Council-supported bus routes could be cut and merged next year under plans being considered by the Royal Borough of Windsor and Maidenhead council.

The council currently subsidises 13 bus services run by private companies across the borough. But plans indicate that it will only provide funding for 12 from April next year when contracts for these run out, with some services being cut or merged into new routes.

Plans presented to leading councillors say the Royal Borough’s budget for bus services ‘will not be sufficient’ to carry on running the same services ‘on a like-for-like basis’.

Councillors on the Royal Borough’s cabinet committee are set to meet on Wednesday, September 2, to give council officers the power to award new contracts next year.
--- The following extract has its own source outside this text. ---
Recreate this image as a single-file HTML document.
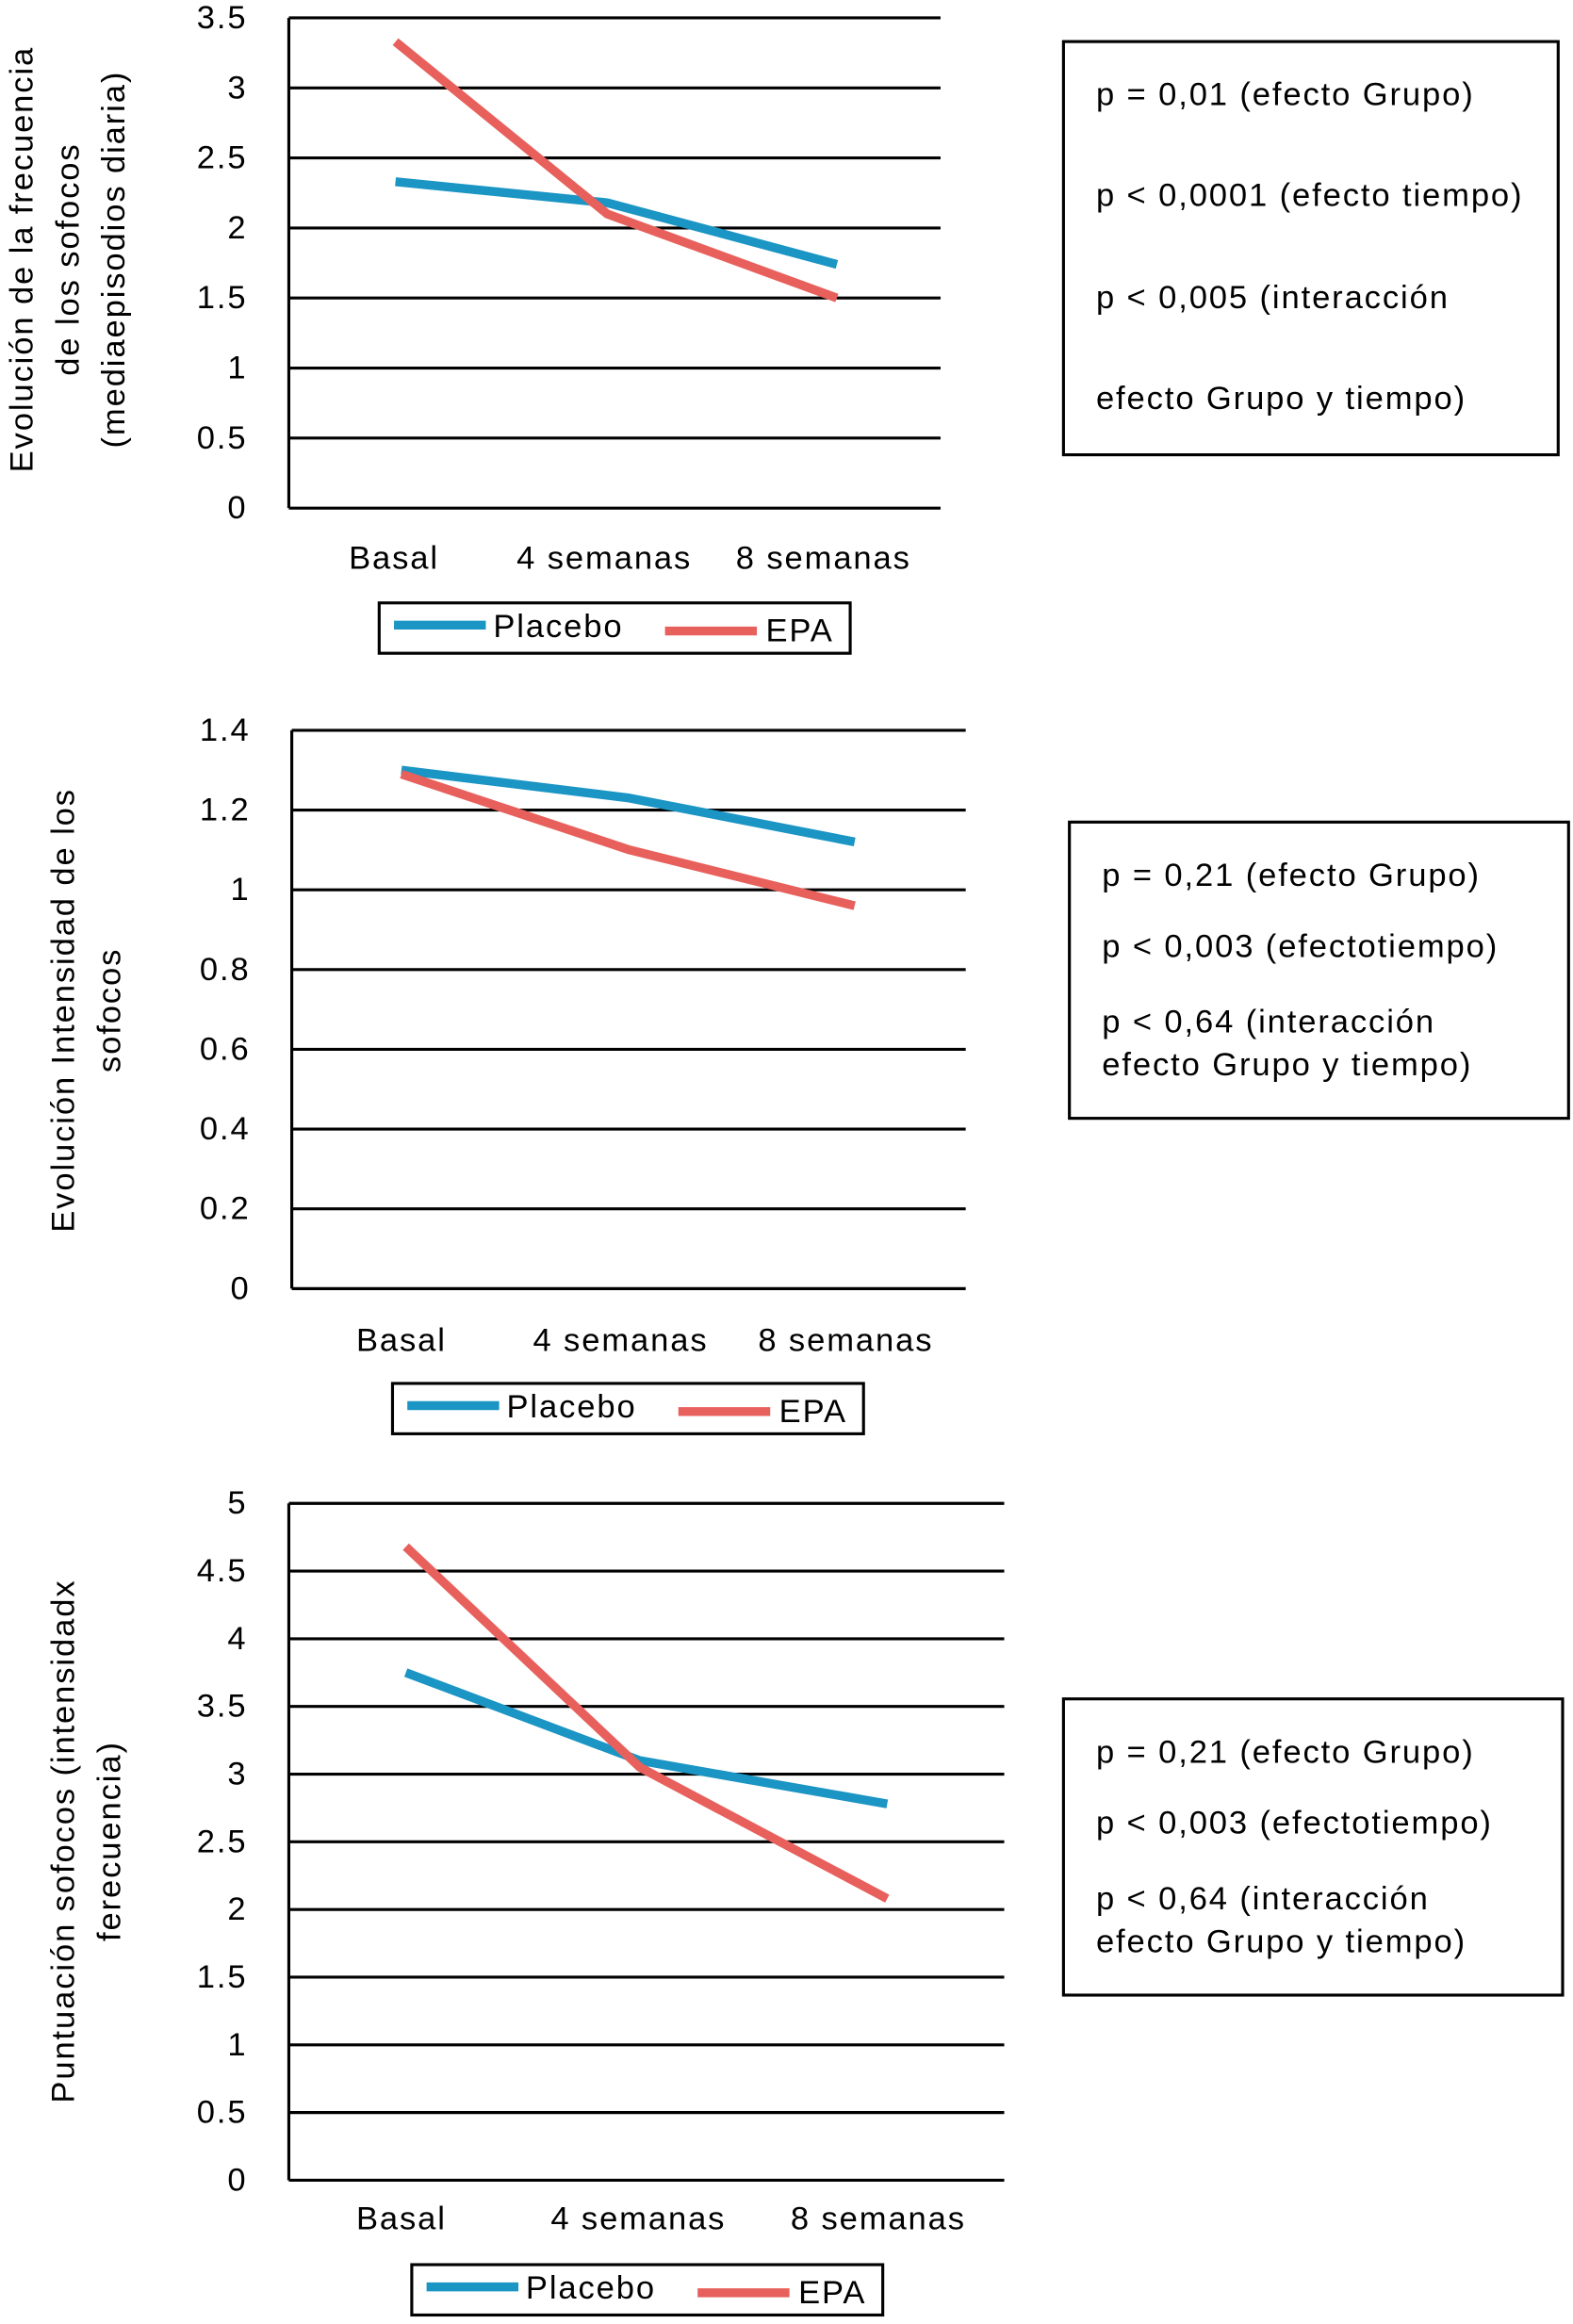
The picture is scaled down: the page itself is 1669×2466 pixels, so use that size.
<!DOCTYPE html>
<html><head><meta charset="utf-8">
<style>
html,body{margin:0;padding:0;background:#fff;}
svg{display:block;font-family:"Liberation Sans",sans-serif;}
svg text{letter-spacing:1.2px;}
</style></head>
<body>
<svg id="root" width="1669" height="2466" viewBox="0 0 1062 1569" xmlns="http://www.w3.org/2000/svg"></svg>
<script>
// ---- data ----
const categories = ["Basal", "4 semanas", "8 semanas"];
const chart1Placebo = [2.33, 2.18, 1.74];
const chart1EPA = [3.33, 2.1, 1.5];
const chart1Ticks = ["0","0.5","1","1.5","2","2.5","3","3.5"];
const chart2Placebo = [1.30, 1.23, 1.12];
const chart2EPA = [1.29, 1.10, 0.96];
const chart2Ticks = ["0","0.2","0.4","0.6","0.8","1","1.2","1.4"];
const chart3Placebo = [3.75, 3.1, 2.78];
const chart3EPA = [4.68, 3.05, 2.08];
const chart3Ticks = ["0","0.5","1","1.5","2","2.5","3","3.5","4","4.5","5"];
const chart1Stats = ["p = 0,01 (efecto Grupo)","p < 0,0001 (efecto tiempo)","p < 0,005 (interacción","efecto Grupo y tiempo)"];
const chart2Stats = ["p = 0,21 (efecto Grupo)","p < 0,003 (efectotiempo)","p < 0,64 (interacción","efecto Grupo y tiempo)"];
const chart3Stats = ["p = 0,21 (efecto Grupo)","p < 0,003 (efectotiempo)","p < 0,64 (interacción","efecto Grupo y tiempo)"];

const NS = "http://www.w3.org/2000/svg";
const root = document.getElementById("root");
function mk(tag, attrs, parent, text){
  const e = document.createElementNS(NS, tag);
  for (const k in attrs) e.setAttribute(k, attrs[k]);
  if (text !== undefined) e.textContent = text;
  (parent || root).appendChild(e);
  return e;
}

function drawChart(cfg){
  const g = mk("g", {});
  
  
  const maxV = parseFloat(cfg.ticks[cfg.ticks.length-1]);
  const y = v => cfg.bottom - (v / maxV) * (cfg.bottom - cfg.top);
  const x = i => cfg.px[i];
  cfg.ticks.forEach(t => {
    const v = parseFloat(t), yy = y(v);
    const ln = mk("line", {x1: cfg.left, x2: cfg.right, y1: yy, y2: yy, stroke: "#000", "stroke-width": 2}, g);
    
    
    const tl = mk("text", {x: cfg.left - 28, y: yy + 7, "text-anchor": "end", "font-size": 22}, g, t);
    
    
  });
  const ax = mk("line", {x1: cfg.left, x2: cfg.left, y1: cfg.top, y2: cfg.bottom, stroke: "#000", "stroke-width": 2}, g);
  
  
  categories.forEach((c, i) => {
    const cl = mk("text", {x: cfg.lx[i], y: cfg.ly, "text-anchor": "middle", "font-size": 22}, g, c);
    
    
  });
  [[cfg.placebo, "#1b95c4", "placebo-line"], [cfg.epa, "#e8605c", "epa-line"]].forEach(s => {
    const pts = s[0].map((v, i) => x(i) + "," + y(v)).join(" ");
    const pl = mk("polyline", {points: pts, fill: "none", stroke: s[1], "stroke-width": 6, "stroke-linejoin": "round"}, g);
    
    
  });
  const tt = mk("text", {transform: "translate(" + cfg.tx + "," + cfg.ty + ") rotate(-90)", "text-anchor": "middle", "font-size": 22}, g);
  
  
  cfg.title.forEach((l, i) => mk("tspan", {x: 0, y: i * 31}, tt, l));
  const L = cfg.leg;
  const lg = mk("g", {}, g);
  
  
  mk("rect", {x: L[0], y: L[1], width: 318, height: 34, fill: "#fff", stroke: "#000", "stroke-width": 2}, lg);
  mk("line", {x1: L[0]+10, x2: L[0]+72, y1: L[1]+15, y2: L[1]+15, stroke: "#1b95c4", "stroke-width": 6}, lg);
  const t1 = mk("text", {x: L[0]+77, y: L[1]+23, "font-size": 22}, lg, "Placebo");
  
  
  mk("line", {x1: L[0]+193, x2: L[0]+255, y1: L[1]+19, y2: L[1]+19, stroke: "#e8605c", "stroke-width": 6}, lg);
  const t2 = mk("text", {x: L[0]+261, y: L[1]+26, "font-size": 22}, lg, "EPA");
  
  
  const B = cfg.box;
  const bg = mk("g", {}, g);
  
  
  mk("rect", {x: B[0], y: B[1], width: B[2], height: B[3], fill: "#fff", stroke: "#000", "stroke-width": 2}, bg);
  cfg.stats.forEach((s, i) => {
    const st = mk("text", {x: B[0] + 22, y: cfg.sy[i] + 8, "font-size": 22}, bg, s);
    
    
  });
}

drawChart({name: "frequency-chart", left: 195, right: 635, top: 12, bottom: 343, ticks: chart1Ticks,
  px: [267, 410, 565], lx: [266, 408, 556], ly: 384, placebo: chart1Placebo, epa: chart1EPA,
  tx: 22, ty: 175, title: ["Evolución de la  frecuencia", "de los  sofocos", "(mediaepisodios diaria)"],
  leg: [256, 407], box: [718, 28, 334, 279], stats: chart1Stats, sy: [63, 131, 200, 268]});
drawChart({name: "intensity-chart", left: 197, right: 652, top: 493, bottom: 870, ticks: chart2Ticks,
  px: [271, 425, 577], lx: [271, 419, 571], ly: 912, placebo: chart2Placebo, epa: chart2EPA,
  tx: 50, ty: 682, title: ["Evolución  Intensidad de los", "sofocos"],
  leg: [265, 934], box: [722, 555, 337, 200], stats: chart2Stats, sy: [590, 638, 689, 718]});
drawChart({name: "score-chart", left: 195, right: 678, top: 1015, bottom: 1472, ticks: chart3Ticks,
  px: [274, 432, 599], lx: [271, 431, 593], ly: 1505, placebo: chart3Placebo, epa: chart3EPA,
  tx: 50, ty: 1243, title: ["Puntuación sofocos (intensidadx", "ferecuencia)"],
  leg: [278, 1529], box: [718, 1147, 337, 200], stats: chart3Stats, sy: [1182, 1230, 1281, 1310]});
</script>
</body></html>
Plans say that although many of the bus services in the borough are run commercially by private companies, the council provides financial support for some of these ‘to maintain the service for residents’.

The Royal Borough council currently subsides the 1, 3, 8 (Maidenhead), 9, 15, 16, 234, 235, 238, 239, 305, P1 and W1 services. Contracts for these are set to run out at the end of April next year and the council will have to issue new ones.

Yet a report set to be discussed by leading councillors says the council’s budget for bus services won’t be enough to carry on providing the same service ‘as a result of inflation’.

It also says that the private bus companies don’t have to continue running these services after April and are ‘unlikely to do so on current levels of financial support’.

Now the council has already begun appealing to companies to bid to run six new lots of services. These will be:

  • The 1 and 1A between Windsor and Ascot via Sunninghill
  • The 3, 3A and 4 Maidenhead town services
  • The 15 between Slough, Eton and Eton Wick
  • The 16 between Windsor and Maidenhead
  • The 10 and 10A between Windsor and Staines
  • The 227, 227A and 228 from Maidenhead to Henley and Twyford

Plans suggest that stops currently served by the number 8 will be served by the number following a similar route, while stops currently served by the number 9 will also be merged into the number 16.

Meanwhile the 234, 235, 238 and 239 routes will be merged into 227 and 227A routes from Maidenhead to Twyford, and a 228 from Maidenhead to Henley.

Stops served by the 305 between Staines and Colnbrook look set to be served by the 10 and 10A service between Staines and King Edward VII Hospital in Windsor.

And the P1 park and ride between Windsor town centre and King Edward VII looks set to lose its funding, while stops served by the W1 Windsor Town Circular will be served by the number 1.

The proposed changes follow a public consultation run by the Royal Borough late last year that asked residents what they would like to see from bus services. However the report to council leaders say proposed routes could change in negotiations with bus companies.

Councillors are being asked to give authority to senior officers to agree new contracts set to start in April next year.